Baby Broad Beans with Chorizo
`If I had to name my favourite first harvests of the year, I think it would be baby broad beans. Try as I might, I can't resist attacking the pods when the beans inside are scarcely bigger than my little fingernail. After a few portions of lightly cooked infants, adorned with only a little melted butter, I'll move on to some simple combination - and thin slivers of lightly fried chorizo is one of my favourites.'

Barbecued August Vegetables
Crushed Strawberries and Cream
French Beans with Tapenade and Chicken
Mackerel with Melted Onions and Black Olives
Autumn Bliss
` I worked this recipe out from scratch....... My plan was to celebrate the wonderful variety of autumn raspberry after which the dish is named. I wanted a dish that acknowledges the change in the weather, the creeping autumn chill and therefore takes the raspberry away from its usual summer association of chilled desserts and into the realms of hot puddings.'

Getting back in touch with the seasons5
If you were to judge this simply on the recipes then this is much the same as many of hugh's other books, lots of recipes but a fair chunk of text given over to the lifestyle and, lets be honest, that's where Hugh's books are pitched in the market they are selling a vision of a lifestyle and not a manual on how to run your kitchen. In fact based simply on the recipes I'd say that this is probably not the best of his books but it wins on one major point. By dividing it into months it answers that question that so many of us may have wondered - what is in season now? It is, after all, too easy to stand in the local supermarket and be so isolated from the natural world that you have no idea that this is the time of year when if you see aspargus on the shelves then its probably been air freighted half way around the planet.

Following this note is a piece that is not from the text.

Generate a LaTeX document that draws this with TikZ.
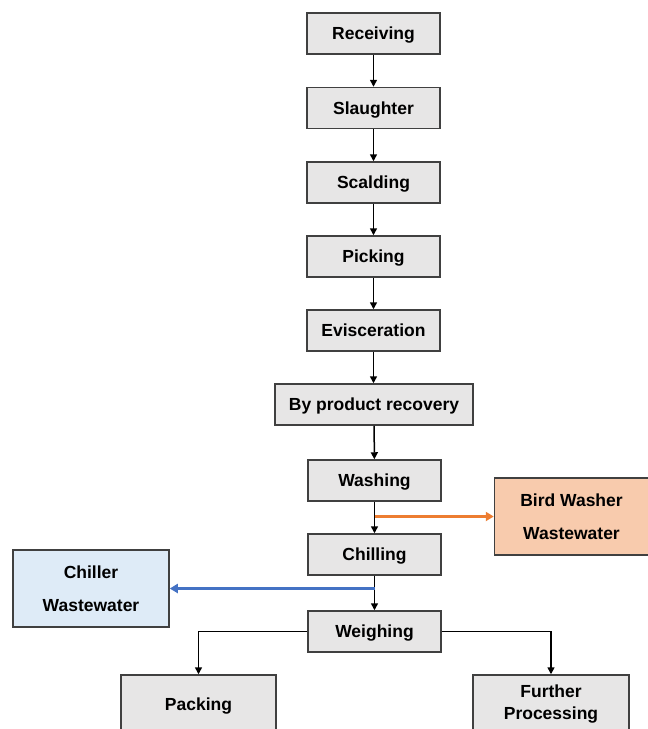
\documentclass[tikz,border=0pt]{standalone}
\usepackage{fontspec}
\setmainfont{Liberation Sans}
\usetikzlibrary{arrows.meta}
\definecolor{boxgray}{HTML}{E7E6E6}
\definecolor{edgegray}{HTML}{404040}
\definecolor{orangefill}{HTML}{F8CBAD}
\definecolor{orangeline}{HTML}{ED7D31}
\definecolor{bluefill}{HTML}{DEEBF7}
\definecolor{blueline}{HTML}{4472C4}
\tikzset{
  basebox/.style={draw=edgegray, line width=1.5pt, fill=boxgray, minimum width=133pt, minimum height=41pt, inner sep=0pt, font=\fontsize{17.5}{20}\selectfont\bfseries, align=center},
  stepbox/.style={basebox, text height=12.5pt, text depth=0pt},
  wastebox/.style={basebox, minimum width=156pt, minimum height=77pt},
  flow/.style={line width=1.5pt, -{Triangle[length=7pt,width=7pt]}},
  cflow/.style={line width=3pt, -{Triangle[length=8pt,width=9pt]}}
}
\begin{document}
\begin{tikzpicture}[x=1pt,y=-1pt]
\useasboundingbox (0,0) rectangle (648,729);
\clip (0,0) rectangle (648,729);
\node[stepbox] (rec) at (373.5,33.5) {Receiving};
\node[stepbox] (sla) at (373.5,108) {Slaughter};
\node[stepbox] (sca) at (373.5,182.5) {Scalding};
\node[stepbox] (pic) at (373.5,256.5) {Picking};
\node[stepbox] (evi) at (373.5,330.5) {Evisceration};
\node[stepbox, minimum width=198pt] (byp) at (374,404.5) {By product recovery};
\node[stepbox] (was) at (374.5,480.5) {Washing};
\node[stepbox] (chi) at (374.5,554.5) {Chilling};
\node[stepbox] (wei) at (374.5,631.5) {Weighing};
\node[wastebox, fill=orangefill, minimum width=154pt] (bird) at (571.5,516.5) {Bird Washer\\[13pt]Wastewater};
\node[wastebox, fill=bluefill] (chw) at (91,588.5) {Chiller\\[13pt]Wastewater};
\node[stepbox, minimum width=155pt, minimum height=58pt] (pac) at (198.5,704) {Packing};
\node[basebox, minimum width=156pt, minimum height=58pt] (fur) at (551,704) {Further\\[2pt]Processing};
\draw[flow] (rec) -- (sla);
\draw[flow] (sla) -- (sca);
\draw[flow] (sca) -- (pic);
\draw[flow] (pic) -- (evi);
\draw[flow] (evi.south) -- (evi.south |- byp.north);
\draw[flow] (byp) -- (was);
\draw[flow] (was) -- (chi);
\draw[flow] (chi) -- (wei);
\draw[flow] (wei.west) -| (pac.north);
\draw[flow] (wei.east) -| (fur.north);
\coordinate (ob) at (was.south |- bird.west);
\coordinate (bb) at (chi.south |- chw.east);
\draw[cflow, draw=orangeline, fill=orangeline] (ob) -- (bird.west);
\draw[cflow, draw=blueline, fill=blueline] (bb) -- (chw.east);
\end{tikzpicture}
\end{document}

Buy this, read the recipes by month and go to the grocers and markets rather than supermarkets. Its one simple step to feeling better about consumption.

Not sure if you need this if you bought River Cott Cookbook3
Personally, although I think Hugh FW is a fantastic advocate of self sufficiency, I wondered whether it was worth buying this... And that's hard for me to admit.

It's broken down into months and gives recipes utilising seasonal produce. Very good idea, I'd been searching for a book like this for ages. BUT the recipe's are not what i'd call "everyday". In fact the only one i've used since purchasing the book in May is deep fried elderflowers - and jolly yummy they were too! A random dip in the book: cock pheasant au vin (Jan), nettle risotto (Mch), radish leaf and mint soup (may), bacon with fresh pea puree (july).

Hugh still persuades us to grow our own or purchase local seasonally produced over imported organic, and I do everything I can. So if you want an "after a busy day in the office" menu planner, look elsewhere. It's very good for "interesting" ideas and reinforcing a grow-your-own mentality, but forget it if you have a picky family or are on a diet. Maybe I'm being unfair, I wouldn't want to put anyone off even if they just grew a lettuce in a window box.